### WRITTEN REQUEST
Pictures stay out of the copy; restate everything else in the material exactly.

### STORED DATA

# # #

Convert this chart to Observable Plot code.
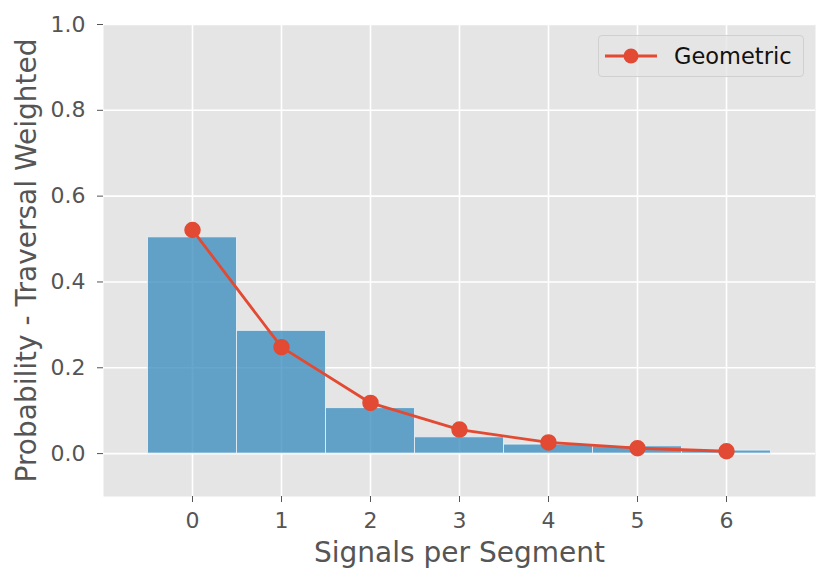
<!DOCTYPE html>
<html>
<head>
<meta charset="utf-8">
<script src="https://cdn.jsdelivr.net/npm/d3@7"></script>
<script src="https://cdn.jsdelivr.net/npm/@observablehq/plot@0.6"></script>
<style>
  html, body { margin: 0; padding: 0; background: #fff; }
  #wrap { position: relative; width: 831px; height: 585px; font-family: "DejaVu Sans", sans-serif; }
  #wrap > svg { display: block; }
  #legend { position: absolute; left: 598px; top: 35px; width: 206px; height: 42px; box-sizing: border-box;
    border: 1px solid #d0d0d0; border-radius: 4px; background: rgba(229,229,229,0.8);
    display: flex; align-items: center; font-size: 22.5px; color: #111; }
  #legend svg { margin-left: 6px; margin-right: 17px; }
</style>
</head>
<body>
<div id="wrap"><div id="legend"></div></div>
<script>
const signals = [0, 1, 2, 3, 4, 5, 6];
const observed = [0.504, 0.286, 0.106, 0.038, 0.021, 0.017, 0.007];
const geometric = [0.521, 0.248, 0.118, 0.056, 0.026, 0.0125, 0.0055];
const xTicks = [0, 1, 2, 3, 4, 5, 6];
const yTicks = [0.0, 0.2, 0.4, 0.6, 0.8, 1.0];
const seriesName = "Geometric";

const bars = signals.map((s, i) => ({x1: s - 0.5, x2: s + 0.5, y: observed[i]}));
const pts = signals.map((s, i) => ({x: s, y: geometric[i]}));

const red = "#E24A33";
const chart = Plot.plot({
  width: 831,
  height: 585,
  marginLeft: 103,
  marginRight: 16,
  marginTop: 24,
  marginBottom: 89,
  style: {fontFamily: "DejaVu Sans, sans-serif", fontSize: "22px", color: "#555", background: "white"},
  x: {domain: [-1, 7], ticks: xTicks, tickFormat: d => String(d), label: null},
  y: {domain: [-0.1, 1.0], ticks: yTicks, tickFormat: d => d.toFixed(1), label: null},
  marks: [
    Plot.frame({fill: "#E5E5E5", stroke: null}),
    Plot.gridX(xTicks, {stroke: "white", strokeOpacity: 1, strokeWidth: 1.6}),
    Plot.gridY(yTicks, {stroke: "white", strokeOpacity: 1, strokeWidth: 1.6}),
    Plot.rect(bars, {x1: "x1", x2: "x2", y1: 0, y2: "y", fill: "#348ABD", fillOpacity: 0.75, stroke: "#eef3f7", strokeWidth: 1, strokeOpacity: 0.8, inset: 0}),
    Plot.line(pts, {x: "x", y: "y", stroke: red, strokeWidth: 2.8}),
    Plot.dot(pts, {x: "x", y: "y", r: 7.5, fill: red, stroke: red}),
    Plot.axisX(xTicks, {tickSize: 6, tickPadding: 10, stroke: "#555", fill: "#555", fontSize: 22, label: null}),
    Plot.axisY(yTicks, {tickSize: 6, tickPadding: 12, stroke: "#555", fill: "#555", fontSize: 22, tickFormat: d => d.toFixed(1), label: null}),
    Plot.text(["Signals per Segment"], {frameAnchor: "bottom", dy: 65, fontSize: 28, fill: "#555", textAnchor: "middle"}),
    Plot.text(["Probability - Traversal Weighted"], {frameAnchor: "left", dx: -76, rotate: -90, fontSize: 28, fill: "#555", textAnchor: "middle"})
  ]
});
document.getElementById("wrap").prepend(chart);

const leg = document.getElementById("legend");
leg.innerHTML = `<svg width="52" height="20"><line x1="0" y1="10" x2="52" y2="10" stroke="${red}" stroke-width="2.8"/><circle cx="26" cy="10" r="7.5" fill="${red}"/></svg><span>${seriesName}</span>`;
</script>
</body>
</html>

# # #

### TASK SOLUTION
Convert this chart to Observable Plot code.
<!DOCTYPE html>
<html>
<head>
<meta charset="utf-8">
<script src="https://cdn.jsdelivr.net/npm/d3@7"></script>
<script src="https://cdn.jsdelivr.net/npm/@observablehq/plot@0.6"></script>
<style>
  html, body { margin: 0; padding: 0; background: #fff; }
  #wrap { position: relative; width: 831px; height: 585px; font-family: "DejaVu Sans", sans-serif; }
  #wrap > svg { display: block; }
  #legend { position: absolute; left: 598px; top: 35px; width: 206px; height: 42px; box-sizing: border-box;
    border: 1px solid #d0d0d0; border-radius: 4px; background: rgba(229,229,229,0.8);
    display: flex; align-items: center; font-size: 22.5px; color: #111; }
  #legend svg { margin-left: 6px; margin-right: 17px; }
</style>
</head>
<body>
<div id="wrap"><div id="legend"></div></div>
<script>
const signals = [0, 1, 2, 3, 4, 5, 6];
const observed = [0.504, 0.286, 0.106, 0.038, 0.021, 0.017, 0.007];
const geometric = [0.521, 0.248, 0.118, 0.056, 0.026, 0.0125, 0.0055];
const xTicks = [0, 1, 2, 3, 4, 5, 6];
const yTicks = [0.0, 0.2, 0.4, 0.6, 0.8, 1.0];
const seriesName = "Geometric";

const bars = signals.map((s, i) => ({x1: s - 0.5, x2: s + 0.5, y: observed[i]}));
const pts = signals.map((s, i) => ({x: s, y: geometric[i]}));

const red = "#E24A33";
const chart = Plot.plot({
  width: 831,
  height: 585,
  marginLeft: 103,
  marginRight: 16,
  marginTop: 24,
  marginBottom: 89,
  style: {fontFamily: "DejaVu Sans, sans-serif", fontSize: "22px", color: "#555", background: "white"},
  x: {domain: [-1, 7], ticks: xTicks, tickFormat: d => String(d), label: null},
  y: {domain: [-0.1, 1.0], ticks: yTicks, tickFormat: d => d.toFixed(1), label: null},
  marks: [
    Plot.frame({fill: "#E5E5E5", stroke: null}),
    Plot.gridX(xTicks, {stroke: "white", strokeOpacity: 1, strokeWidth: 1.6}),
    Plot.gridY(yTicks, {stroke: "white", strokeOpacity: 1, strokeWidth: 1.6}),
    Plot.rect(bars, {x1: "x1", x2: "x2", y1: 0, y2: "y", fill: "#348ABD", fillOpacity: 0.75, stroke: "#eef3f7", strokeWidth: 1, strokeOpacity: 0.8, inset: 0}),
    Plot.line(pts, {x: "x", y: "y", stroke: red, strokeWidth: 2.8}),
    Plot.dot(pts, {x: "x", y: "y", r: 7.5, fill: red, stroke: red}),
    Plot.axisX(xTicks, {tickSize: 6, tickPadding: 10, stroke: "#555", fill: "#555", fontSize: 22, label: null}),
    Plot.axisY(yTicks, {tickSize: 6, tickPadding: 12, stroke: "#555", fill: "#555", fontSize: 22, tickFormat: d => d.toFixed(1), label: null}),
    Plot.text(["Signals per Segment"], {frameAnchor: "bottom", dy: 65, fontSize: 28, fill: "#555", textAnchor: "middle"}),
    Plot.text(["Probability - Traversal Weighted"], {frameAnchor: "left", dx: -76, rotate: -90, fontSize: 28, fill: "#555", textAnchor: "middle"})
  ]
});
document.getElementById("wrap").prepend(chart);

const leg = document.getElementById("legend");
leg.innerHTML = `<svg width="52" height="20"><line x1="0" y1="10" x2="52" y2="10" stroke="${red}" stroke-width="2.8"/><circle cx="26" cy="10" r="7.5" fill="${red}"/></svg><span>${seriesName}</span>`;
</script>
</body>
</html>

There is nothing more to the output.